* **Exercise prompt**: Give back exactly the lines from the beginning of the listing below to the line holding "const RED = '#BE4B48';", both ends included; the pictures stay out.

——

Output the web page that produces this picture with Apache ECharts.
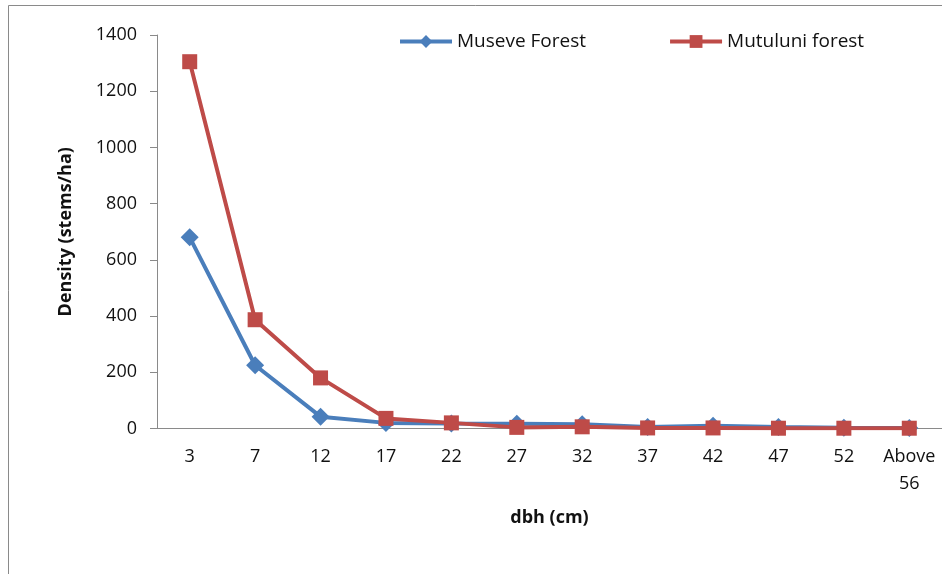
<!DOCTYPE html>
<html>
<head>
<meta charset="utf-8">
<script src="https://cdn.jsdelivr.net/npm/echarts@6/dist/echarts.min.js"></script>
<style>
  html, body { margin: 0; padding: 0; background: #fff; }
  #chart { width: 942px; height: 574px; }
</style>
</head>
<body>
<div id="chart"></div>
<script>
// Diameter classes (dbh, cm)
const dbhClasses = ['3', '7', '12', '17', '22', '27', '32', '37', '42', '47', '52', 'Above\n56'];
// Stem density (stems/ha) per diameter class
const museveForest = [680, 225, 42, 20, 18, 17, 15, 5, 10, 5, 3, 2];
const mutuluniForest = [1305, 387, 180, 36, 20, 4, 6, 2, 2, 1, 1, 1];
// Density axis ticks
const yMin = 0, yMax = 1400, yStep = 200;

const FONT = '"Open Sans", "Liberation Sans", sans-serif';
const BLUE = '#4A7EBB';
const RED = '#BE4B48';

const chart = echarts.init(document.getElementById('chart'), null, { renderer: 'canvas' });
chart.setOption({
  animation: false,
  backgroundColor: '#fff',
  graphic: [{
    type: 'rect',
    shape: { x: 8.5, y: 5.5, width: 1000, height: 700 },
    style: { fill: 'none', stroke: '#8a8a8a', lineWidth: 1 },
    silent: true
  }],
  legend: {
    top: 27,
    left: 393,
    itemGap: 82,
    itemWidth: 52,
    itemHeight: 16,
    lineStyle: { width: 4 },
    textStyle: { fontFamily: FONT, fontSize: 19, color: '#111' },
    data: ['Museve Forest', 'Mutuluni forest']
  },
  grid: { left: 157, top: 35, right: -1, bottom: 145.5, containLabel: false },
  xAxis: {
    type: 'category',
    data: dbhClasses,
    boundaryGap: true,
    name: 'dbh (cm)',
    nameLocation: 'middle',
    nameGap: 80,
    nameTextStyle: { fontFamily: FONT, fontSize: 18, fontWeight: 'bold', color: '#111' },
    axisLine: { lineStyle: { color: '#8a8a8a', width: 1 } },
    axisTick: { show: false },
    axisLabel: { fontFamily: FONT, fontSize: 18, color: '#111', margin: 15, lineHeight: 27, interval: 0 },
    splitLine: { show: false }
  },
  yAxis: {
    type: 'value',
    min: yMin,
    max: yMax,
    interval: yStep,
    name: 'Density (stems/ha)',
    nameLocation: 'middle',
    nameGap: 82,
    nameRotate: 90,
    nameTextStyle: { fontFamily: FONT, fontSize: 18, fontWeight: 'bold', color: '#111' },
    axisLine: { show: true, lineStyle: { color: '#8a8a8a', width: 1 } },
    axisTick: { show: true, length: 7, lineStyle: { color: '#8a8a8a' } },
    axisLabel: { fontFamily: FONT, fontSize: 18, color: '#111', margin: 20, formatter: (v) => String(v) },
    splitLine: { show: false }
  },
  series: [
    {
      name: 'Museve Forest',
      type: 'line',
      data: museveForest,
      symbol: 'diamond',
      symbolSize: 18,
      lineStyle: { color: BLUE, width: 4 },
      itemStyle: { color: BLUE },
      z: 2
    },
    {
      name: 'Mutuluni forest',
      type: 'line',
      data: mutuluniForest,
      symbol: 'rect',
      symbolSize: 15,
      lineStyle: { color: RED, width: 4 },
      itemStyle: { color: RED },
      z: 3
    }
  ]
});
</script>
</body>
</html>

——

* **Task solution**:
Output the web page that produces this picture with Apache ECharts.
<!DOCTYPE html>
<html>
<head>
<meta charset="utf-8">
<script src="https://cdn.jsdelivr.net/npm/echarts@6/dist/echarts.min.js"></script>
<style>
  html, body { margin: 0; padding: 0; background: #fff; }
  #chart { width: 942px; height: 574px; }
</style>
</head>
<body>
<div id="chart"></div>
<script>
// Diameter classes (dbh, cm)
const dbhClasses = ['3', '7', '12', '17', '22', '27', '32', '37', '42', '47', '52', 'Above\n56'];
// Stem density (stems/ha) per diameter class
const museveForest = [680, 225, 42, 20, 18, 17, 15, 5, 10, 5, 3, 2];
const mutuluniForest = [1305, 387, 180, 36, 20, 4, 6, 2, 2, 1, 1, 1];
// Density axis ticks
const yMin = 0, yMax = 1400, yStep = 200;

const FONT = '"Open Sans", "Liberation Sans", sans-serif';
const BLUE = '#4A7EBB';
const RED = '#BE4B48';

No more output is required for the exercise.